▶ Problem description: Skip the pictures and extract all of the lines exactly as written.

▶ Dataset excerpt:
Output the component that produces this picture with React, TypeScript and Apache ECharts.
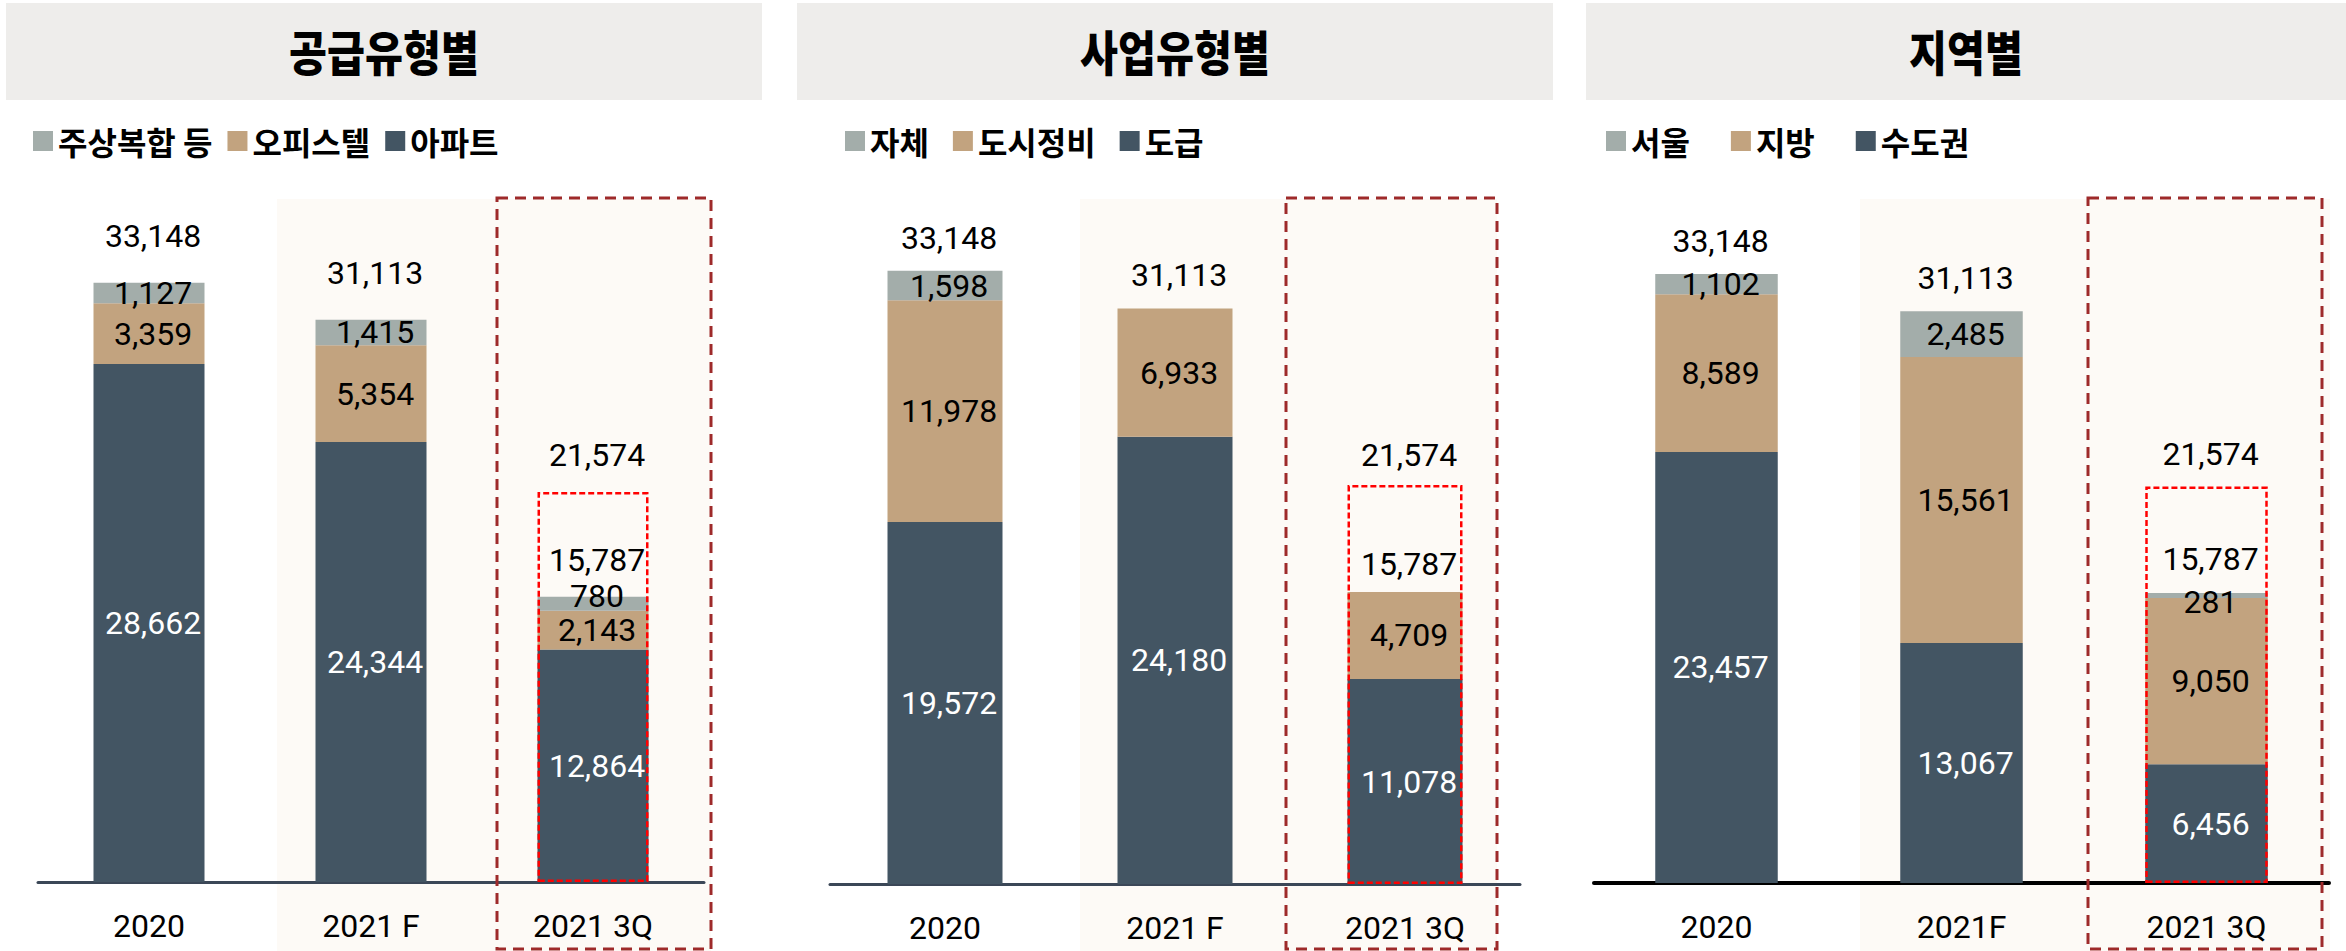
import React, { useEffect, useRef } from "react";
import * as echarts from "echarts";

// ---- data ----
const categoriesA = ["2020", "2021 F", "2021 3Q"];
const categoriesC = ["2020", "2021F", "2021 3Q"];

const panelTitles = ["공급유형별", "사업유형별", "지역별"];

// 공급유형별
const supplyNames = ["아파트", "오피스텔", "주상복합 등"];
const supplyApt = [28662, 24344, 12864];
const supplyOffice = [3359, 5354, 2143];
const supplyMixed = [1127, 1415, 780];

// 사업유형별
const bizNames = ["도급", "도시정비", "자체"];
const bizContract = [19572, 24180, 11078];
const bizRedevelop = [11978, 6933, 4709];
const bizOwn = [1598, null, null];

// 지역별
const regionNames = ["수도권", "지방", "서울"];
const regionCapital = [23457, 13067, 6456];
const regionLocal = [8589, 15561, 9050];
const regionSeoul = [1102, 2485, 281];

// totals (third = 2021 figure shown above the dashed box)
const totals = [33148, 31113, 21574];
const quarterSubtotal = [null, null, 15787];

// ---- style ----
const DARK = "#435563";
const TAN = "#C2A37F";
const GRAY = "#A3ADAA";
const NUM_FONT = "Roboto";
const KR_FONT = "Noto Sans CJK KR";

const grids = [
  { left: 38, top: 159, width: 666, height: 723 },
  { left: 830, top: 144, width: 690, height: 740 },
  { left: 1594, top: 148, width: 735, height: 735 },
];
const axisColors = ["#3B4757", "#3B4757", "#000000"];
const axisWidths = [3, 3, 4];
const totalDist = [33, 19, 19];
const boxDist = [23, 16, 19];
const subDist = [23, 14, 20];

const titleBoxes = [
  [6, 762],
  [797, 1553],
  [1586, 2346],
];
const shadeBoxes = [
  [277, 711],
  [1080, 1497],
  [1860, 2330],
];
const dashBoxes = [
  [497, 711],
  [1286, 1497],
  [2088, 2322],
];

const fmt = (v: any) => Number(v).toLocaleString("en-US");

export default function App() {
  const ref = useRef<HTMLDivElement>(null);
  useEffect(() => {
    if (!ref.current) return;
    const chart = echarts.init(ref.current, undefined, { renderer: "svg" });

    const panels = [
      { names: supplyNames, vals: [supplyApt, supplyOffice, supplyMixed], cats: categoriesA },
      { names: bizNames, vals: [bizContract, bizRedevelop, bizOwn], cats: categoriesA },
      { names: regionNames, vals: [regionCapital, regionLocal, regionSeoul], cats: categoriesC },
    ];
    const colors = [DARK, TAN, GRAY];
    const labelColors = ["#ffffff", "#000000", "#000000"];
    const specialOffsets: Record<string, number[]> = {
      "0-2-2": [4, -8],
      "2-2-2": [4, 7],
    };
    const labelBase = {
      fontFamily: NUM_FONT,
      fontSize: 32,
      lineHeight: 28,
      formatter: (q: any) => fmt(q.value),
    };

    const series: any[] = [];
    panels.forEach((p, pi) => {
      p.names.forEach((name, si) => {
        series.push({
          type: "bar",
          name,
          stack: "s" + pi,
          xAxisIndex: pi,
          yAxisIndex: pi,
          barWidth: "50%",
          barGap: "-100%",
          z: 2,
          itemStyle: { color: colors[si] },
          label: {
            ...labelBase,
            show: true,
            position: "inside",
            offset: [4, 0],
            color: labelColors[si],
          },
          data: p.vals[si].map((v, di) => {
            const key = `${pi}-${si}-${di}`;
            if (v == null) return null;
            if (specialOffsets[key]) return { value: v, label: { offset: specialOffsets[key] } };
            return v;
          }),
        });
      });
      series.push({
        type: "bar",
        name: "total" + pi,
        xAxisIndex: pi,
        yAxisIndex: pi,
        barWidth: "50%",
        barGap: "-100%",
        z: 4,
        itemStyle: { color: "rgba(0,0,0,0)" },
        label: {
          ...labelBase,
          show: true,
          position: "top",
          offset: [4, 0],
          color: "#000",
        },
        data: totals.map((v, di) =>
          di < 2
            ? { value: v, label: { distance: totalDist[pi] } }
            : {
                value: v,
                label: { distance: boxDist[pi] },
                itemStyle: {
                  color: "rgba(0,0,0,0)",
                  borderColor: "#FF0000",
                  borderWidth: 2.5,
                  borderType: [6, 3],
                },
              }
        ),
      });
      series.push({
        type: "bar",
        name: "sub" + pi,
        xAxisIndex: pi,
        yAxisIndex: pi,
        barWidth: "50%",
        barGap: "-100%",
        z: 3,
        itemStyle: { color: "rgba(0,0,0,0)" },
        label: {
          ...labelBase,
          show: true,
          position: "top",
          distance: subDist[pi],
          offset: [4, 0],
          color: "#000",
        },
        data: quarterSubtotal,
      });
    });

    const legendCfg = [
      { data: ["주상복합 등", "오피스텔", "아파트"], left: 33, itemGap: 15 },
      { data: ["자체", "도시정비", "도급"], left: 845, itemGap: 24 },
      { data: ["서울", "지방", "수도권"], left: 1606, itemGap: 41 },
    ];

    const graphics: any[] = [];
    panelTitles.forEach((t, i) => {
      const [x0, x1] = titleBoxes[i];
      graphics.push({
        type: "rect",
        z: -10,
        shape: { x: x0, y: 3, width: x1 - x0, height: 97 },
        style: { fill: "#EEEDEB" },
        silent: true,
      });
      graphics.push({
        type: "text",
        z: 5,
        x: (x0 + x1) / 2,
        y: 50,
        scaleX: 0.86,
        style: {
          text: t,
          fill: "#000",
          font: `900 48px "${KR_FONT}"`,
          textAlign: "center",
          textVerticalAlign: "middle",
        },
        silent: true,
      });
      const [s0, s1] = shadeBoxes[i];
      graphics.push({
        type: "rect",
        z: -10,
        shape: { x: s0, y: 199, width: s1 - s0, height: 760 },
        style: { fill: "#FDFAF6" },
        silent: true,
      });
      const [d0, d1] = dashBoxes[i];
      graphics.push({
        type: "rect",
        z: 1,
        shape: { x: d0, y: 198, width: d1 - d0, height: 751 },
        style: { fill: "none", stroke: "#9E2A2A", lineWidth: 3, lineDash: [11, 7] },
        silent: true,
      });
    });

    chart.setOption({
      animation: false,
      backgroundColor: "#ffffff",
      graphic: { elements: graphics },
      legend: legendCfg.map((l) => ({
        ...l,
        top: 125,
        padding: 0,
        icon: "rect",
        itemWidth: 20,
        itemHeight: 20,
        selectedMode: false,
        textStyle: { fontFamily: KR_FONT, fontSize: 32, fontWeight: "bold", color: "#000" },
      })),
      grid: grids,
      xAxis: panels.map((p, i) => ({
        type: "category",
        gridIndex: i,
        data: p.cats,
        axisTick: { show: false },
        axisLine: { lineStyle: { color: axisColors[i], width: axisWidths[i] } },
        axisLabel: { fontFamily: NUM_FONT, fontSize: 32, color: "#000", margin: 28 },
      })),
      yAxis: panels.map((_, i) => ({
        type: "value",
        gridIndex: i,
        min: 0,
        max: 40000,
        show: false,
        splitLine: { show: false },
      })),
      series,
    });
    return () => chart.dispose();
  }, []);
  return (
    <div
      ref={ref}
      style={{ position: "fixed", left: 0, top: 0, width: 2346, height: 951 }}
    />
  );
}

▶ Finished answer:
Output the component that produces this picture with React, TypeScript and Apache ECharts.
import React, { useEffect, useRef } from "react";
import * as echarts from "echarts";

// ---- data ----
const categoriesA = ["2020", "2021 F", "2021 3Q"];
const categoriesC = ["2020", "2021F", "2021 3Q"];

const panelTitles = ["공급유형별", "사업유형별", "지역별"];

// 공급유형별
const supplyNames = ["아파트", "오피스텔", "주상복합 등"];
const supplyApt = [28662, 24344, 12864];
const supplyOffice = [3359, 5354, 2143];
const supplyMixed = [1127, 1415, 780];

// 사업유형별
const bizNames = ["도급", "도시정비", "자체"];
const bizContract = [19572, 24180, 11078];
const bizRedevelop = [11978, 6933, 4709];
const bizOwn = [1598, null, null];

// 지역별
const regionNames = ["수도권", "지방", "서울"];
const regionCapital = [23457, 13067, 6456];
const regionLocal = [8589, 15561, 9050];
const regionSeoul = [1102, 2485, 281];

// totals (third = 2021 figure shown above the dashed box)
const totals = [33148, 31113, 21574];
const quarterSubtotal = [null, null, 15787];

// ---- style ----
const DARK = "#435563";
const TAN = "#C2A37F";
const GRAY = "#A3ADAA";
const NUM_FONT = "Roboto";
const KR_FONT = "Noto Sans CJK KR";

const grids = [
  { left: 38, top: 159, width: 666, height: 723 },
  { left: 830, top: 144, width: 690, height: 740 },
  { left: 1594, top: 148, width: 735, height: 735 },
];
const axisColors = ["#3B4757", "#3B4757", "#000000"];
const axisWidths = [3, 3, 4];
const totalDist = [33, 19, 19];
const boxDist = [23, 16, 19];
const subDist = [23, 14, 20];

const titleBoxes = [
  [6, 762],
  [797, 1553],
  [1586, 2346],
];
const shadeBoxes = [
  [277, 711],
  [1080, 1497],
  [1860, 2330],
];
const dashBoxes = [
  [497, 711],
  [1286, 1497],
  [2088, 2322],
];

const fmt = (v: any) => Number(v).toLocaleString("en-US");

export default function App() {
  const ref = useRef<HTMLDivElement>(null);
  useEffect(() => {
    if (!ref.current) return;
    const chart = echarts.init(ref.current, undefined, { renderer: "svg" });

    const panels = [
      { names: supplyNames, vals: [supplyApt, supplyOffice, supplyMixed], cats: categoriesA },
      { names: bizNames, vals: [bizContract, bizRedevelop, bizOwn], cats: categoriesA },
      { names: regionNames, vals: [regionCapital, regionLocal, regionSeoul], cats: categoriesC },
    ];
    const colors = [DARK, TAN, GRAY];
    const labelColors = ["#ffffff", "#000000", "#000000"];
    const specialOffsets: Record<string, number[]> = {
      "0-2-2": [4, -8],
      "2-2-2": [4, 7],
    };
    const labelBase = {
      fontFamily: NUM_FONT,
      fontSize: 32,
      lineHeight: 28,
      formatter: (q: any) => fmt(q.value),
    };

    const series: any[] = [];
    panels.forEach((p, pi) => {
      p.names.forEach((name, si) => {
        series.push({
          type: "bar",
          name,
          stack: "s" + pi,
          xAxisIndex: pi,
          yAxisIndex: pi,
          barWidth: "50%",
          barGap: "-100%",
          z: 2,
          itemStyle: { color: colors[si] },
          label: {
            ...labelBase,
            show: true,
            position: "inside",
            offset: [4, 0],
            color: labelColors[si],
          },
          data: p.vals[si].map((v, di) => {
            const key = `${pi}-${si}-${di}`;
            if (v == null) return null;
            if (specialOffsets[key]) return { value: v, label: { offset: specialOffsets[key] } };
            return v;
          }),
        });
      });
      series.push({
        type: "bar",
        name: "total" + pi,
        xAxisIndex: pi,
        yAxisIndex: pi,
        barWidth: "50%",
        barGap: "-100%",
        z: 4,
        itemStyle: { color: "rgba(0,0,0,0)" },
        label: {
          ...labelBase,
          show: true,
          position: "top",
          offset: [4, 0],
          color: "#000",
        },
        data: totals.map((v, di) =>
          di < 2
            ? { value: v, label: { distance: totalDist[pi] } }
            : {
                value: v,
                label: { distance: boxDist[pi] },
                itemStyle: {
                  color: "rgba(0,0,0,0)",
                  borderColor: "#FF0000",
                  borderWidth: 2.5,
                  borderType: [6, 3],
                },
              }
        ),
      });
      series.push({
        type: "bar",
        name: "sub" + pi,
        xAxisIndex: pi,
        yAxisIndex: pi,
        barWidth: "50%",
        barGap: "-100%",
        z: 3,
        itemStyle: { color: "rgba(0,0,0,0)" },
        label: {
          ...labelBase,
          show: true,
          position: "top",
          distance: subDist[pi],
          offset: [4, 0],
          color: "#000",
        },
        data: quarterSubtotal,
      });
    });

    const legendCfg = [
      { data: ["주상복합 등", "오피스텔", "아파트"], left: 33, itemGap: 15 },
      { data: ["자체", "도시정비", "도급"], left: 845, itemGap: 24 },
      { data: ["서울", "지방", "수도권"], left: 1606, itemGap: 41 },
    ];

    const graphics: any[] = [];
    panelTitles.forEach((t, i) => {
      const [x0, x1] = titleBoxes[i];
      graphics.push({
        type: "rect",
        z: -10,
        shape: { x: x0, y: 3, width: x1 - x0, height: 97 },
        style: { fill: "#EEEDEB" },
        silent: true,
      });
      graphics.push({
        type: "text",
        z: 5,
        x: (x0 + x1) / 2,
        y: 50,
        scaleX: 0.86,
        style: {
          text: t,
          fill: "#000",
          font: `900 48px "${KR_FONT}"`,
          textAlign: "center",
          textVerticalAlign: "middle",
        },
        silent: true,
      });
      const [s0, s1] = shadeBoxes[i];
      graphics.push({
        type: "rect",
        z: -10,
        shape: { x: s0, y: 199, width: s1 - s0, height: 760 },
        style: { fill: "#FDFAF6" },
        silent: true,
      });
      const [d0, d1] = dashBoxes[i];
      graphics.push({
        type: "rect",
        z: 1,
        shape: { x: d0, y: 198, width: d1 - d0, height: 751 },
        style: { fill: "none", stroke: "#9E2A2A", lineWidth: 3, lineDash: [11, 7] },
        silent: true,
      });
    });

    chart.setOption({
      animation: false,
      backgroundColor: "#ffffff",
      graphic: { elements: graphics },
      legend: legendCfg.map((l) => ({
        ...l,
        top: 125,
        padding: 0,
        icon: "rect",
        itemWidth: 20,
        itemHeight: 20,
        selectedMode: false,
        textStyle: { fontFamily: KR_FONT, fontSize: 32, fontWeight: "bold", color: "#000" },
      })),
      grid: grids,
      xAxis: panels.map((p, i) => ({
        type: "category",
        gridIndex: i,
        data: p.cats,
        axisTick: { show: false },
        axisLine: { lineStyle: { color: axisColors[i], width: axisWidths[i] } },
        axisLabel: { fontFamily: NUM_FONT, fontSize: 32, color: "#000", margin: 28 },
      })),
      yAxis: panels.map((_, i) => ({
        type: "value",
        gridIndex: i,
        min: 0,
        max: 40000,
        show: false,
        splitLine: { show: false },
      })),
      series,
    });
    return () => chart.dispose();
  }, []);
  return (
    <div
      ref={ref}
      style={{ position: "fixed", left: 0, top: 0, width: 2346, height: 951 }}
    />
  );
}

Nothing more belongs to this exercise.